EXERCISE: Report only the number of lines that hold the word "this".

Charts and diagrams as code:
########################################
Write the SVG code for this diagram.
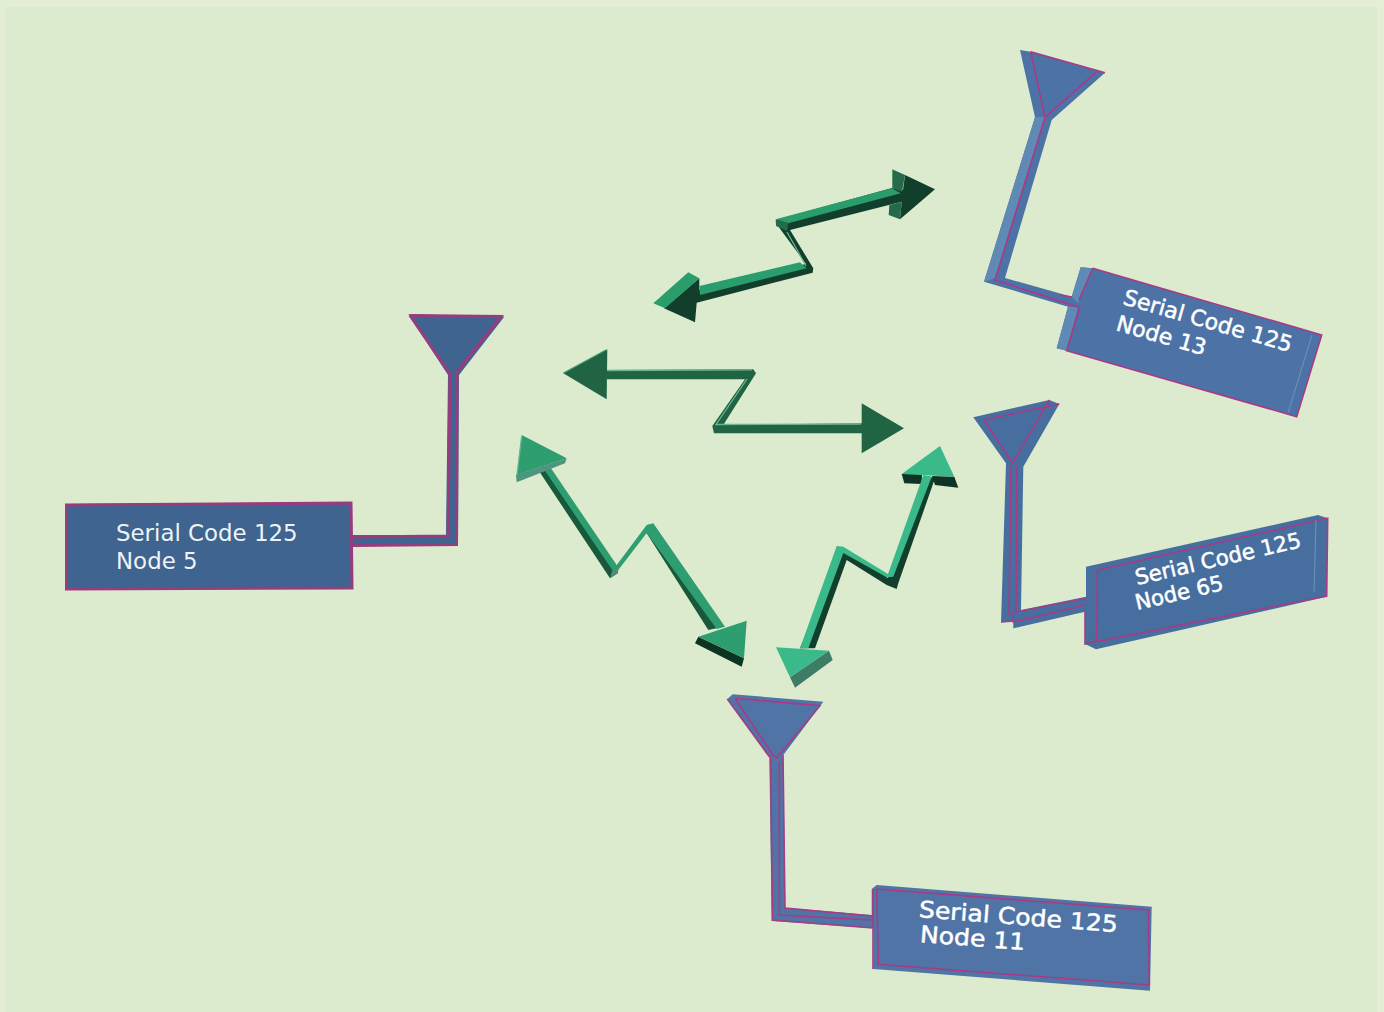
<svg xmlns="http://www.w3.org/2000/svg" width="1384" height="1012" viewBox="0 0 1384 1012">
<style>
.ln{fill:none;stroke:#a83a86;stroke-width:1.6;stroke-linejoin:miter}
.ln5{fill:none;stroke:#983c80;stroke-width:3}
.t{font-family:"DejaVu Sans",sans-serif;font-size:22.9px;fill:#eef3f8}
.b{stroke:#fff;stroke-width:.5;fill:#fff}
.hl{fill:none;stroke:#6db592;stroke-width:1.3}
</style>
<rect width="1384" height="1012" fill="#e3eed5"/>
<rect x="5" y="7" width="1372" height="1005" fill="#dcebcd"/>

<g id="connectors">
<g id="link-top">
<polygon fill="#123f2c" points="905,175 935,189.3 900,219.3 901.7,201.7 790,230 813.3,268.3 812.7,272.7 696.7,302.7 695,322.3 664,308.3 699.3,278.3 699.3,290 806,264 778,226 776,220 892,188 903,190"/>
<polygon fill="#256b4b" points="892.3,169.3 905,175 902,192 892.3,188"/>
<polygon fill="#256b4b" points="889.3,205 901.7,201.7 900,219.3 888.7,215"/>
<polygon fill="#2a9d6d" points="775.7,219.3 891.7,188.3 900.7,193.3 788.3,223.3"/>
<polygon fill="#256b4b" points="775.7,219.3 788.3,223.3 787,231 776,226"/>
<polygon fill="#2a9d6d" points="699.3,286 800,262.3 806.7,268.3 700,295"/>
<polyline class="hl" points="787,232 806,266"/>
<polygon fill="#2a9d6d" points="688.3,272.3 699.3,278.3 665,308.3 653.3,303.3"/>
</g>
<g id="link-middle">
<polygon fill="#216443" points="563.3,373.3 607.3,349.3 606.7,399.3"/>
<polygon fill="#216443" points="861.7,403.3 904,428.3 861.7,453.3"/>
<polygon fill="#216443" points="607,370 753.3,369.3 756,373.3 723.3,425 862,423.3 862,433.3 714,433.3 712.3,426 745,379.3 607,379.3"/>
<polyline class="hl" points="607,370.5 752,369.8"/>
<polyline class="hl" points="747,379 716,424.5 861,424"/>
<polyline fill="none" stroke="#3d9a70" stroke-width="1.2" points="563.5,373 606,350"/>
</g>
<g id="link-left">
<polygon fill="#17593a" points="538.3,470 543.3,466 618,570 618,573 610,578.3"/>
<polygon fill="#17593a" points="646.7,533.3 649,524 722,627 708.3,630"/>
<polygon fill="#4f8a78" points="610,578.3 612.3,570 618.3,570 618,573"/>
<polygon fill="#2e9e70" points="548.3,464.3 616.7,565 646.7,525 653.3,523.3 725,626.7 716.7,629 646.7,533 618.3,570 612.3,570 543.3,468.3"/>
<polygon fill="#4f9480" points="566.7,458.3 565,463.3 516.7,482.3 516,475"/>
<polygon fill="#2e9e70" points="521.7,435 566.7,458.3 516.7,475"/>
<polyline class="hl" points="521.7,436 517,475"/>
<polygon fill="#0d3321" points="698.3,636.7 744,658.3 741.7,666.7 695,643.3"/>
<polygon fill="#2e9e70" points="698.3,636.7 746.7,620.7 744,658.3"/>
</g>
<g id="link-right">
<polygon fill="#123f2c" points="928,476 935,478.3 898.3,583.3 896.7,589 886.7,585 846.7,560 815,648.3 800,648.3 842,548 888,578"/>
<polygon fill="#0f3324" points="901.7,474 922,474 921.7,484 904.3,483.3"/>
<polygon fill="#0f3324" points="932,476 954.3,476.7 958.3,487.7 935,485"/>
<polygon fill="#3aba8a" points="923.3,475 931.7,476.7 893.3,576.7 886.7,577.3 843.3,553 808.3,648.3 800,648.3 836.7,546 843.3,546.7 888,574"/>
<polygon fill="#3aba8a" points="940,446 954.3,476.7 901.7,474"/>
<polygon fill="#3f7c66" points="829,650.7 832.7,660 795,687.7 790,677.3"/>
<polygon fill="#3aba8a" points="776,647.3 829,650.7 790,677.3"/>
</g>
</g>

<g id="node-5">
<path fill="#3e648f" d="M408.3,314.3 L504.3,316.7 L459,375 L458,545 L352,546 L353,505 L352,588.5 L65,590 L66,504 L351,502 L352,535 L446,535 L448,375 Z"/>
<path class="ln5" d="M410,315.5 L501,316.5 L457,372 L456.5,544.5 L353,545.5 M410,315.5 L450,374 L448,536 L353,537 M66.5,505 L351,503 L352,588 L66.5,589 Z"/>
<text class="t" x="116" y="541">Serial Code 125</text>
<text class="t" x="116" y="569">Node 5</text>
</g>

<g id="node-13">
<path fill="#4d73a6" d="M1020,50 L1030.7,51.7 L1105,72.7 L1051.7,120 L1005,278 L1071.7,296.7 L1080.7,267.3 L1092.7,268.3 L1321.7,335 L1296.7,416.7 L1066.7,350.7 L1056.7,348.3 L1068,306.7 L984,281.7 L1035,117.3 Z"/>
<path fill="#5f8ab5" d="M1035,117.3 L1045,117.3 L995,278 L984,281.7 Z M1080.7,267.3 L1092.7,268.3 L1078,303 L1071.7,296.7 Z M1068,306.7 L1078,307 L1066.7,350.7 L1056.7,348.3 Z"/>
<path class="ln" d="M1030.7,51.7 L1105,72.7 M1096.7,71.7 L1045,117.3 L1030.7,51.7 M1045,117.3 L995,280 L1078,307 M1060,295 L1072,297 M1092.7,268.3 L1321.7,335 L1296.7,416.7 L1066.7,350.7 L1080,306 M1092.7,268.3 L1079,300"/>
<path fill="none" stroke="#6f93bd" stroke-width="1" d="M1312,335 L1288,413"/>
<text class="t b" style="font-size:22px" transform="translate(1122,304) rotate(16)">Serial Code 125</text>
<text class="t b" style="font-size:22px" transform="translate(1115,330) rotate(16)">Node 13</text>
</g>

<g id="node-65">
<path fill="#466f9f" d="M973.3,417.3 L1049.3,400 L1059.3,404 L1023.3,466.7 L1021,610 L1086,596.7 L1086,566.7 L1318,515 L1327.7,518.3 L1326.7,596.7 L1096,649.3 L1085,644 L1085,611.7 L1013.3,628.3 L1013.3,621.7 L1001,622.3 L1006,463.3 Z"/>
<path class="ln" d="M984,420 L1059.3,404 M1049.3,400 L1012.7,463.3 L984,420 M1017,465 L1016,612 L1086,598.3 M1013.3,611 L1013.3,622 L1085,605 M1011,466 L1009,615 M1001,622 L1013,621 M1097.3,570 L1327.7,518.3 L1326.7,596 L1096.7,641.7 Z M1085,612 L1085,644 L1096,641"/>
<path fill="none" stroke="#6f93bd" stroke-width="1" d="M1316,520 L1314,592"/>
<text class="t b" style="font-size:21.4px" transform="translate(1137,585) rotate(-13)">Serial Code 125</text>
<text class="t b" style="font-size:21.4px" transform="translate(1137,610) rotate(-13)">Node 65</text>
</g>

<g id="node-11">
<path fill="#5074a5" d="M727.3,699 L732.7,694.3 L823.3,701.7 L783.3,755 L785,907.7 L871.7,915 L871.7,889 L876.7,885 L1151.7,906.7 L1150,990.7 L873.3,969 L873.3,928.3 L771.7,921 L769.3,756.7 Z"/>
<path class="ln" d="M735,698.3 L820,705.7 L776.7,758 L773,755 L735,698.3 M727.3,699 L769.3,756.7 M779.3,762 L779.3,915 L871.7,920 M770.5,756 L772.5,920 L873,928 M783,755 L785,908 L872,916 M876.7,889 L1148.3,910 L1149.3,985 L878.3,964.3 L876.7,889 M873,889 L873,969"/>
<text class="t b" transform="translate(918.5,917) rotate(4.4) scale(1.097,1)">Serial Code 125</text>
<text class="t b" transform="translate(919.5,942) rotate(4.4) scale(1.097,1)">Node 11</text>
</g>
</svg>
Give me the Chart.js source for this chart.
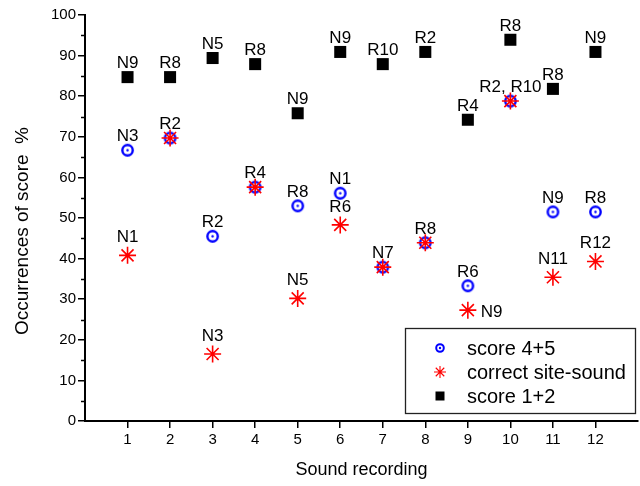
<!DOCTYPE html>
<html><head><meta charset="utf-8">
<script src="https://cdn.jsdelivr.net/npm/chart.js@4/dist/chart.umd.min.js"></script>
<style>html,body{margin:0;padding:0;background:#fff}#wrap{width:640px;height:486px}</style>
</head><body><div id="wrap"><canvas id="c" width="640" height="486"></canvas></div>
<script>
const recordings = [1,2,3,4,5,6,7,8,9,10,11,12];
const xTickValues = [1,2,3,4,5,6,7,8,9,10,11,12];
const yTickValues = [0,10,20,30,40,50,60,70,80,90,100];
const score45 = [66.7,69.7,45.5,57.6,53.0,56.1,37.9,43.9,33.3,78.8,51.5,51.5];
const correctSiteSound = [40.8,69.7,16.5,57.6,30.2,48.3,37.9,43.9,27.3,78.8,35.4,39.3];
const score12 = [84.7,84.7,89.4,87.9,75.8,90.9,87.9,90.9,74.2,93.9,81.8,90.9];
const score45Labels = ['N3','R2','R2','R4','R8','N1','N7','R8','R6','R2, R10','N9','R8'];
const correctLabels = ['N1',null,'N3',null,'N5','R6',null,null,'N9',null,'N11','R12'];
const score12Labels = ['N9','R8','N5','R8','N9','N9','R10','R2','R4','R8','R8','N9'];
const seriesNames = ['score 4+5','correct site-sound','score 1+2'];
const xTitle = 'Sound recording';
const yTitle = 'Occurrences of score  %';

function circleDot(r, lw){
  const s = Math.ceil(2*r+lw+2), c = document.createElement('canvas');
  c.width = s; c.height = s; const g = c.getContext('2d');
  g.strokeStyle = '#0000ff'; g.lineWidth = lw;
  g.beginPath(); g.arc(s/2, s/2, r, 0, Math.PI*2); g.stroke();
  g.fillStyle = '#0000ff'; g.beginPath(); g.arc(s/2, s/2, 1.2, 0, Math.PI*2); g.fill();
  return c;
}
const blueMarker = circleDot(5.2, 2.4);
const blueLegend = circleDot(3.8, 2);

const pts = xs => xs.map((v,i)=>({x: recordings[i], y: v}));
const F = 'Arial, "Liberation Sans", sans-serif';
const FN = '"Liberation Sans Narrow", "Arial Narrow", Arial, sans-serif';

const labelPlugin = {
  id: 'pointLabels',
  afterDatasetsDraw(chart){
    const ctx = chart.ctx;
    ctx.save();
    ctx.font = '17px ' + F; ctx.fillStyle = '#000';
    chart.data.datasets.forEach((ds, di) => {
      const meta = chart.getDatasetMeta(di);
      (ds.pointLabels||[]).forEach((t, i) => {
        if (!t) return;
        const el = meta.data[i];
        if (ds.labelRight && ds.labelRight[i]) {
          ctx.textAlign = 'left'; ctx.textBaseline = 'middle';
          ctx.fillText(t, el.x + 13, el.y + 2);
        } else {
          ctx.textAlign = 'center'; ctx.textBaseline = 'middle';
          ctx.fillText(t, el.x, el.y - ds.labelOffset);
        }
      });
    });
    ctx.restore();
  },
  afterDraw(chart){
    const ctx = chart.ctx, ys = chart.scales.y;
    ctx.save();
    ctx.strokeStyle = '#000'; ctx.lineWidth = 1.5;
    for (let v = 5; v < 100; v += 10) {
      const py = Math.round(ys.getPixelForValue(v)) + 0.5;
      ctx.beginPath(); ctx.moveTo(ys.right - 4, py); ctx.lineTo(ys.right, py); ctx.stroke();
    }
    ctx.save();
    ctx.translate(23, 231); ctx.rotate(-Math.PI/2);
    ctx.font = '19px ' + F; ctx.fillStyle = '#000';
    ctx.textAlign = 'center'; ctx.textBaseline = 'middle';
    ctx.fillText(yTitle, 0, 0);
    ctx.restore();
    const bx = 405, by = 328, bw = 230, bh = 85;
    ctx.fillStyle = '#fff'; ctx.fillRect(bx, by, bw, bh);
    ctx.strokeStyle = '#222'; ctx.lineWidth = 1.3;
    ctx.strokeRect(bx + 0.5, by + 0.5, bw, bh);
    const rows = [348, 372, 396], mx = 440;
    ctx.drawImage(blueLegend, mx - blueLegend.width/2, rows[0] - blueLegend.height/2);
    ctx.strokeStyle = '#ff0000'; ctx.lineWidth = 1.1;
    const r = 6;
    ctx.beginPath();
    ctx.moveTo(mx - r, rows[1]); ctx.lineTo(mx + r, rows[1]);
    ctx.moveTo(mx, rows[1] - r); ctx.lineTo(mx, rows[1] + r);
    const d = r * Math.SQRT1_2;
    ctx.moveTo(mx - d, rows[1] - d); ctx.lineTo(mx + d, rows[1] + d);
    ctx.moveTo(mx - d, rows[1] + d); ctx.lineTo(mx + d, rows[1] - d);
    ctx.stroke();
    ctx.fillStyle = '#000'; ctx.fillRect(mx - 4.5, rows[2] - 4.5, 9, 9);
    ctx.font = '20px ' + F; ctx.textAlign = 'left'; ctx.textBaseline = 'middle';
    seriesNames.forEach((n, i) => ctx.fillText(n, 467, rows[i] + 1));
    ctx.restore();
  }
};

new Chart(document.getElementById('c'), {
  type: 'scatter',
  data: { datasets: [
    { label: seriesNames[1], data: pts(correctSiteSound), pointLabels: correctLabels, labelOffset: 18,
      labelRight: [0,0,0,0,0,0,0,0,1,0,0,0],
      pointStyle: 'star', radius: 8.5, borderColor: '#ff0000', backgroundColor: '#ff0000', borderWidth: 1.6 },
    { label: seriesNames[0], data: pts(score45), pointLabels: score45Labels, labelOffset: 13.5,
      pointStyle: blueMarker, radius: 6 },
    { label: seriesNames[2], data: pts(score12), pointLabels: score12Labels, labelOffset: 13.5,
      pointStyle: 'rect', radius: 8.5, borderWidth: 0, backgroundColor: '#000', borderColor: '#000' }
  ]},
  options: {
    responsive: false, animation: false, events: [],
    layout: { autoPadding: false, padding: { left: 1, top: 15, right: 2, bottom: 0 } },
    plugins: { legend: { display: false }, tooltip: { enabled: false } },
    scales: {
      x: {
        type: 'linear', min: 0, max: 13,
        afterBuildTicks: s => { s.ticks = xTickValues.map(v => ({ value: v })); },
        afterFit: s => { s.height = 65; s.paddingLeft = 0; s.paddingRight = 0; },
        grid: { drawOnChartArea: false, drawTicks: true, tickLength: 7, color: '#000', lineWidth: 1.5 },
        border: { display: true, color: '#000', width: 2 },
        ticks: { color: '#000', font: { family: FN, size: 15 }, padding: 3, maxRotation: 0, autoSkip: false },
        title: { display: true, text: xTitle, color: '#000', font: { family: F, size: 18 }, padding: { top: 2, bottom: 5 } }
      },
      y: {
        min: 0, max: 100,
        afterBuildTicks: s => { s.ticks = yTickValues.map(v => ({ value: v })); },
        afterFit: s => { s.width = 84; s.paddingTop = 0; s.paddingBottom = 0; },
        grid: { drawOnChartArea: false, drawTicks: true, tickLength: 7, color: '#000', lineWidth: 1.5 },
        border: { display: true, color: '#000', width: 2 },
        ticks: { color: '#000', font: { family: F, size: 15 }, padding: 2 },
        title: { display: false }
      }
    }
  },
  plugins: [labelPlugin]
});
</script></body></html>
########################################
FULL RESPONSE: 2